Charts and diagrams as code
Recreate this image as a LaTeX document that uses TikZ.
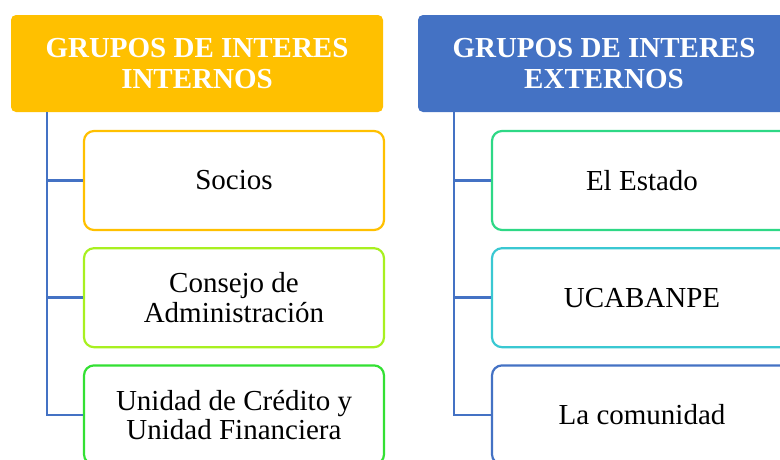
\documentclass[tikz,border=0pt]{standalone}
\usepackage{fontspec}
\setmainfont{Liberation Serif}
\usetikzlibrary{positioning}

\definecolor{hdrgold}{HTML}{FFC000}
\definecolor{hdrblue}{HTML}{4472C4}
\definecolor{limeline}{HTML}{A8F020}
\definecolor{greenline}{HTML}{33E033}
\definecolor{mintline}{HTML}{2ED886}
\definecolor{cyanline}{HTML}{3AC8D2}

\begin{document}
\begin{tikzpicture}[
    x=1pt, y=-1pt,
    header/.style={rounded corners=5pt, align=center, minimum width=372pt,
      minimum height=97pt, text=white, inner sep=0pt,
      font=\fontsize{29}{31}\selectfont\bfseries},
    item/.style={draw, line width=2.2pt, rounded corners=10pt, align=center,
      minimum width=300pt, minimum height=99pt, fill=white, inner sep=0pt,
      font=\fontsize{29}{29.5}\selectfont},
    link/.style={draw=hdrblue, line width=2.6pt}
  ]
    \useasboundingbox (0,0) rectangle (780,459);
    \clip (0,0) rectangle (780,459);

    % internal stakeholders
    \node[header, fill=hdrgold] (hdrint) at (197,63.5) {GRUPOS DE INTERES\\INTERNOS};
    \node[item, draw=hdrgold] (socios) at (234,180.5) {Socios};
    \node[item, draw=limeline, below=16pt of socios] (consejo) {Consejo de\\Administración};
    \node[item, draw=greenline, below=16pt of consejo] (unidad) {Unidad de Crédito y\\Unidad Financiera};

    \draw[link] ([xshift=36pt]hdrint.south west) |- (socios.west);
    \draw[link] ([xshift=36pt]hdrint.south west) |- (consejo.west);
    \draw[link] ([xshift=36pt]hdrint.south west) |- (unidad.west);

    % external stakeholders
    \node[header, fill=hdrblue] (hdrext) at (604,63.5) {GRUPOS DE INTERES\\EXTERNOS};
    \node[item, draw=mintline] (estado) at (642,180.5) {El Estado};
    \node[item, draw=cyanline, below=16pt of estado] (ucabanpe) {UCABANPE};
    \node[item, draw=hdrblue, below=16pt of ucabanpe] (comunidad) {La comunidad};

    \draw[link] ([xshift=36pt]hdrext.south west) |- (estado.west);
    \draw[link] ([xshift=36pt]hdrext.south west) |- (ucabanpe.west);
    \draw[link] ([xshift=36pt]hdrext.south west) |- (comunidad.west);
  \end{tikzpicture}
\end{document}
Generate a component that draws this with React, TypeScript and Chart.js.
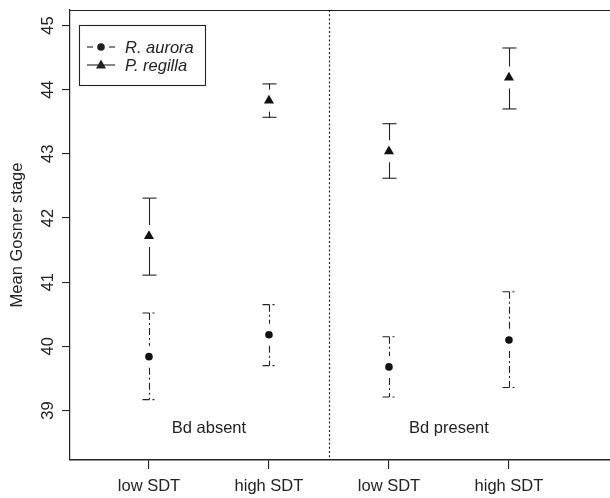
import React, { useEffect, useRef } from "react";
import { Chart, registerables } from "chart.js";

Chart.register(...registerables);

const categories = ["low SDT", "high SDT", "low SDT", "high SDT"];
const xPositions = [1, 2, 3, 4];
const auroraMean = [39.84, 40.18, 39.68, 40.1];
const auroraLo = [39.17, 39.7, 39.21, 39.36];
const auroraHi = [40.52, 40.65, 40.15, 40.85];
const regillaMean = [41.72, 43.83, 43.04, 44.19];
const regillaLo = [41.11, 43.57, 42.62, 43.7];
const regillaHi = [42.31, 44.09, 43.47, 44.65];
const yTicks = [39, 40, 41, 42, 43, 44, 45];
const groupLabels = ["Bd absent", "Bd present"];
const groupCenters = [1.5, 3.5];
const groupLabelY = 38.72;
const dividerX = 2.5;
const seriesNames = ["R. aurora", "P. regilla"];

const FONT = "'Liberation Sans', Arial, Helvetica, sans-serif";
const INK = "#222";

const overlay = {
  id: "overlay",
  afterDraw(chart: any) {
    const { ctx, chartArea: a } = chart;
    const x = chart.scales.x;
    const y = chart.scales.y;
    ctx.save();
    ctx.strokeStyle = INK;
    ctx.fillStyle = INK;
    const line = (x1: number, y1: number, x2: number, y2: number) => {
      ctx.beginPath();
      ctx.moveTo(x1, y1);
      ctx.lineTo(x2, y2);
      ctx.stroke();
    };
    // top border
    ctx.lineWidth = 1.2;
    line(a.left, a.top + 0.5, a.right, a.top + 0.5);
    // divider
    ctx.lineWidth = 1.2;
    ctx.setLineDash([2, 2.2]);
    const dx = Math.round(x.getPixelForValue(dividerX)) + 0.5;
    line(dx, a.top, dx, a.bottom);
    ctx.setLineDash([]);

    // error bars
    const bars = (mean: number[], lo: number[], hi: number[], dash: number[]) => {
      ctx.lineWidth = 1.1;
      ctx.setLineDash(dash);
      for (let i = 0; i < xPositions.length; i++) {
        const px = Math.round(x.getPixelForValue(xPositions[i])) + 0.5;
        const pm = y.getPixelForValue(mean[i]);
        const pl = y.getPixelForValue(lo[i]);
        const ph = y.getPixelForValue(hi[i]);
        const gap = 11;
        line(px, ph, px, pm - gap);
        line(px, pm + gap, px, pl);
        line(px - 7, ph, px + 7, ph);
        line(px - 7, pl, px + 7, pl);
      }
      ctx.setLineDash([]);
    };
    bars(auroraMean, auroraLo, auroraHi, [7, 3, 2, 3]);
    bars(regillaMean, regillaLo, regillaHi, []);

    // y tick labels, rotated like R
    ctx.font = `16.5px ${FONT}`;
    ctx.textAlign = "center";
    ctx.textBaseline = "middle";
    for (const v of yTicks) {
      ctx.save();
      ctx.translate(a.left - 22, y.getPixelForValue(v));
      ctx.rotate(-Math.PI / 2);
      ctx.fillText(String(v), 0, 0);
      ctx.restore();
    }

    // group labels
    for (let i = 0; i < groupLabels.length; i++) {
      ctx.fillText(groupLabels[i], x.getPixelForValue(groupCenters[i]), y.getPixelForValue(groupLabelY));
    }

    // legend
    const bx = a.left + 9, by = a.top + 15, bw = 126, bh = 60;
    ctx.lineWidth = 1.1;
    ctx.strokeRect(bx + 0.5, by + 0.5, bw, bh);
    const r1 = by + 22, r2 = by + 40;
    const lx = bx + 8, mx = bx + 22, tx = bx + 46;
    // aurora: dashed with dot
    line(lx, r1, lx + 6, r1);
    line(mx + 8, r1, mx + 14, r1);
    ctx.beginPath();
    ctx.arc(mx, r1, 3.8, 0, Math.PI * 2);
    ctx.fill();
    // regilla: solid with triangle
    line(lx, r2, lx + 28, r2);
    ctx.beginPath();
    ctx.moveTo(mx, r2 - 5.5);
    ctx.lineTo(mx + 5, r2 + 3.5);
    ctx.lineTo(mx - 5, r2 + 3.5);
    ctx.closePath();
    ctx.fill();
    ctx.font = `italic 16.5px ${FONT}`;
    ctx.textAlign = "left";
    ctx.fillText(seriesNames[0], tx, r1 + 1);
    ctx.fillText(seriesNames[1], tx, r2 + 1);
    ctx.restore();
  },
};

export default function App() {
  const ref = useRef<HTMLCanvasElement | null>(null);
  useEffect(() => {
    if (!ref.current) return;
    const chart = new Chart(ref.current, {
      type: "scatter",
      data: {
        datasets: [
          {
            label: seriesNames[0],
            data: xPositions.map((xv, i) => ({ x: xv, y: auroraMean[i] })),
            pointStyle: "circle",
            pointRadius: 3.8,
            backgroundColor: "#111",
            borderColor: "#111",
            borderWidth: 0,
            showLine: false,
          },
          {
            label: seriesNames[1],
            data: xPositions.map((xv, i) => ({ x: xv, y: regillaMean[i] })),
            pointStyle: "triangle",
            pointRadius: 5.8,
            backgroundColor: "#111",
            borderColor: "#111",
            borderWidth: 0,
            showLine: false,
          },
        ],
      },
      options: {
        animation: false,
        responsive: false,
        maintainAspectRatio: false,
        devicePixelRatio: 1,
        layout: { autoPadding: false, padding: { top: 10, right: 0, left: 0, bottom: 0 } },
        plugins: { legend: { display: false }, tooltip: { enabled: false } },
        scales: {
          x: {
            type: "linear",
            min: 0.342,
            max: 4.842,
            afterBuildTicks: (s: any) => {
              s.ticks = xPositions.map((v) => ({ value: v }));
            },
            afterFit: (s: any) => {
              s.height = 38;
              s.paddingLeft = 0;
              s.paddingRight = 0;
            },
            ticks: {
              callback: (v: any) => categories[xPositions.indexOf(Number(v))] ?? "",
              font: { family: FONT, size: 16.5 },
              color: INK,
              padding: 8,
              maxRotation: 0,
              minRotation: 0,
              autoSkip: false,
            },
            grid: { drawOnChartArea: false, drawTicks: true, tickLength: 9, color: INK, lineWidth: 1.1 },
            border: { display: true, color: INK, width: 1.6 },
          },
          y: {
            type: "linear",
            min: 38.229,
            max: 45.242,
            afterBuildTicks: (s: any) => {
              s.ticks = yTicks.map((v) => ({ value: v }));
            },
            afterFit: (s: any) => {
              s.width = 70;
              s.paddingTop = 0;
              s.paddingBottom = 0;
            },
            ticks: { display: false },
            grid: { drawOnChartArea: false, drawTicks: true, tickLength: 8, color: INK, lineWidth: 1.1 },
            border: { display: true, color: INK, width: 1.2 },
            title: {
              display: true,
              text: "Mean Gosner stage",
              font: { family: FONT, size: 16.5 },
              color: INK,
              padding: { top: 8, bottom: 0 },
            },
          },
        },
      },
      plugins: [overlay],
    } as any);
    return () => chart.destroy();
  }, []);
  return (
    <div style={{ position: "fixed", left: 0, top: 0, width: 610, height: 498, background: "#fff" }}>
      <canvas ref={ref} width={610} height={498} style={{ display: "block", width: 610, height: 498 }} />
    </div>
  );
}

- [PROBLEM TO WORK ON] Reproduce the records word for word, please, from their first line up to and including the line that contains "west) |- (unidad.west);", but no pictures.

- [REPLY TO THE EXERCISE]
Recreate this image as a LaTeX document that uses TikZ.
\documentclass[tikz,border=0pt]{standalone}
\usepackage{fontspec}
\setmainfont{Liberation Serif}
\usetikzlibrary{positioning}

\definecolor{hdrgold}{HTML}{FFC000}
\definecolor{hdrblue}{HTML}{4472C4}
\definecolor{limeline}{HTML}{A8F020}
\definecolor{greenline}{HTML}{33E033}
\definecolor{mintline}{HTML}{2ED886}
\definecolor{cyanline}{HTML}{3AC8D2}

\begin{document}
\begin{tikzpicture}[
    x=1pt, y=-1pt,
    header/.style={rounded corners=5pt, align=center, minimum width=372pt,
      minimum height=97pt, text=white, inner sep=0pt,
      font=\fontsize{29}{31}\selectfont\bfseries},
    item/.style={draw, line width=2.2pt, rounded corners=10pt, align=center,
      minimum width=300pt, minimum height=99pt, fill=white, inner sep=0pt,
      font=\fontsize{29}{29.5}\selectfont},
    link/.style={draw=hdrblue, line width=2.6pt}
  ]
    \useasboundingbox (0,0) rectangle (780,459);
    \clip (0,0) rectangle (780,459);

    % internal stakeholders
    \node[header, fill=hdrgold] (hdrint) at (197,63.5) {GRUPOS DE INTERES\\INTERNOS};
    \node[item, draw=hdrgold] (socios) at (234,180.5) {Socios};
    \node[item, draw=limeline, below=16pt of socios] (consejo) {Consejo de\\Administración};
    \node[item, draw=greenline, below=16pt of consejo] (unidad) {Unidad de Crédito y\\Unidad Financiera};

    \draw[link] ([xshift=36pt]hdrint.south west) |- (socios.west);
    \draw[link] ([xshift=36pt]hdrint.south west) |- (consejo.west);
    \draw[link] ([xshift=36pt]hdrint.south west) |- (unidad.west);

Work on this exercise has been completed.